Os filhos de Isadora

No dia 19 de abril de 1913, o carro que transportava os dois filhos da dançarina Isadora Duncan caiu no Rio Sena, em Paris. As crianças, de 4 e 6 anos, faleceram no acidente. Como processo de luto que durou toda a sua vida, Isadora criou e performou a coreografia Mother, cujos temas eram a perda e o vazio. 

Em Os filhos de Isadora, o diretor Damien Manivel faz uma espécie de docudrama, colocando em cena três mulheres que reconstituem a célebre coreografia. Agathe Bonitzer recria e ensaia de forma solitária, tentando compreender, em frente ao espelho, a imensa dor desta perda. A professora Marika Rizz ensaia a coreografia com sua aluna Manon Carpentier, uma adolescente que sofre de síndrome de down. 

No término da apresentação de Manon, a câmera enquadra em travelling os espectadores, até parar em Elsa Wolliaston. A terceira parte é o grande destaque do filme. A câmera segue Elsa até a sua casa, em um lento e silencioso processo reflexivo sobre a arte. A lentidão e o imenso silêncio colocam o espectador em um estado contemplativo e reflexivo, quase uma imersão irrecuperável na dor de Isadora Duncan. 

Os filhos de Isadora (Les enfants D’Isadora, França, 2019), de Damien Manivel. Com Agathe Bonitzer, Manon Carpentier, Marika Rizzi, Elsa Wolliaston.

Série negra

O filme abre com Franck Poupart em um terreno baldio, o rádio no capô de seu carro. Ele ensaia uma coreografia que mistura dança e representação de luta de facas, em um momento de total descontração. O que Franck não sabe é que o destino está prestes a jogá-lo em uma trama que envolve a paixão por uma adolescente – a femme fatale do cinema noir, que pode terminar em assassinato. 
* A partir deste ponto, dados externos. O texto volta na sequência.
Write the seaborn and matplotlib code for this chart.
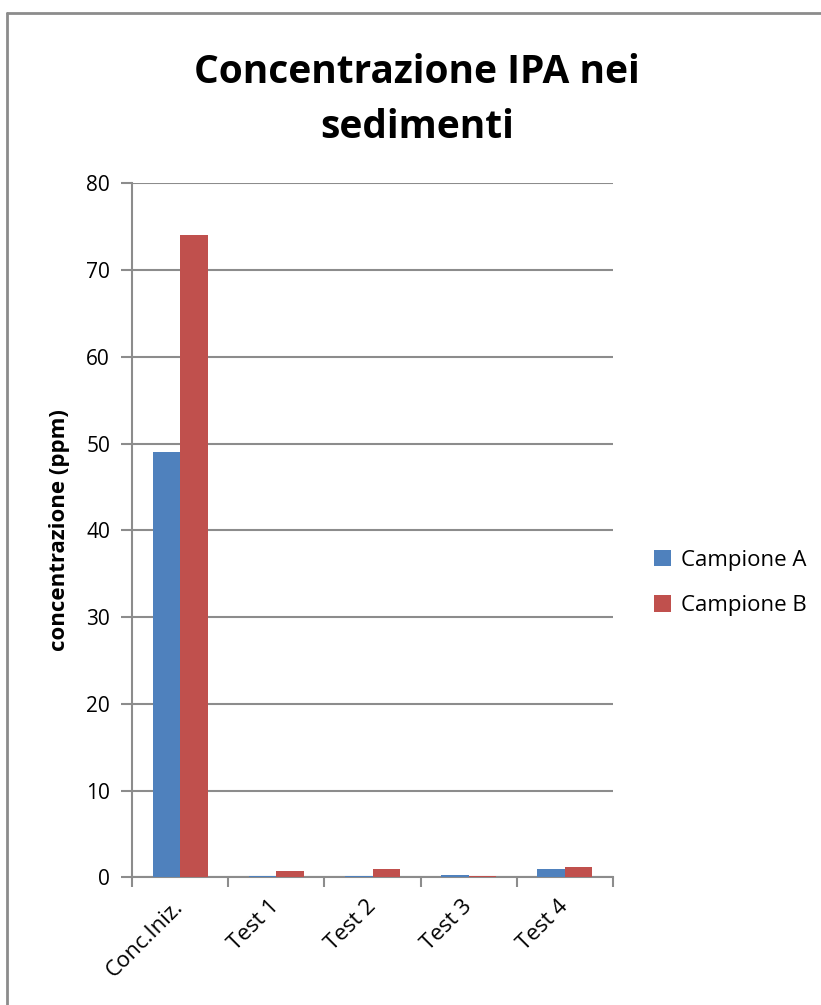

Frank trabalha como vendedor ambulante e cobrador de dívidas para um agiota. Ele bate na casa de uma velha senhora e, após oferecer seus produtos, é surpreendido pela oferta da proprietária: sexo com Mona, sua sobrinha adolescente, em troca de um casaco. 

Assim como em Taxi Driver (1976), de Martin Scorsese, há uma premissa de justiça. Franck resolve livrar a menina das garras da cafetina, mas novamente é surpreendido: Mona vira o jogo, revelando que a tia tem muito dinheiro guardado em casa e os dois começam a arquitetar o assassinato da cafetina. 

Série negra apresenta personagens que se cruzam em cenas às vezes ingenuamente cômicas – a relação entre Frank e Tikedes, outras vezes em cenas que anunciam a tragédia de quem oscila entre o bem e o mal – o conflito entre Frank e Jeanne no banheiro. O final deixa em aberto as incompreensíveis reações de mentes doentias. 

Série negra (Série noire, França, 1979), de Alain Corneau. Com Patrick Dewaere (Frank Poupart), Myriam Boyer (Jeanne), Marie Trintignant (Mona), Bernard Blier (Staplin), Jeanne Herviale (La tante), Andreas Katsulas (Andreas Tikedes). 

The humans

O cenário é um velho apartamento de dois pavimentos, cuja estrutura ostenta a necessidade de reformas: fios elétricos aparentes, paredes mofadas, luz oscilante, teto ameaçando deixar pedaços pelo chão. A família Blake está reunida para o Dia de Ação de Graças. Durante a noite, marcada por conflitos, revelações, crises depressivas, a família tenta, quase inutilmente, reatar laços. 

As paredes decrépitas do apartamento, as lâmpadas semi mortas, sugerem, ameaçam, insinuam lentamente que a narrativa caminha para o suspense e o terror. Coisas de uma casa que reflete seus imoradores.

The humans (EUA, 2021), de Stephen Karam. Com Richard Jenkins (Erik), Jayne Houdyshell (Deirdre), Amy Schumer (Aimee), Beanie Feldstein (Brigid), Steven Yeun (Richard), June Squibb (Momo). 

The invisible frame

Em 1988, um ano antes da queda do Muro de Berlim, Tilda Swinton e a diretora Cynthia Beatt se uniram em um documentário. A atriz, em um road-movie de bike, percorreu o Muro de Berlim do lado ocidental, buscando vislumbres da outra Alemanha além das paredes.

21 anos depois, a ideia é a mesma, agora sem a demarcação cruel da fronteira. Tilda Swinton percorre livremente vários pontos, em um passeio contemplativo, reflexivo, por ruas, avenidas, parques que outrora foram demarcados pelo muro. A beleza do documentário está neste gesto de liberdade que um passeio de bike representa, deixando o vento ondular os cabelos, o olhar cair livremente sobre estruturas e pessoas, a mente vagar sem amarras.

The invisible frame (Alemanha, 2009), de Cynthia Beatt.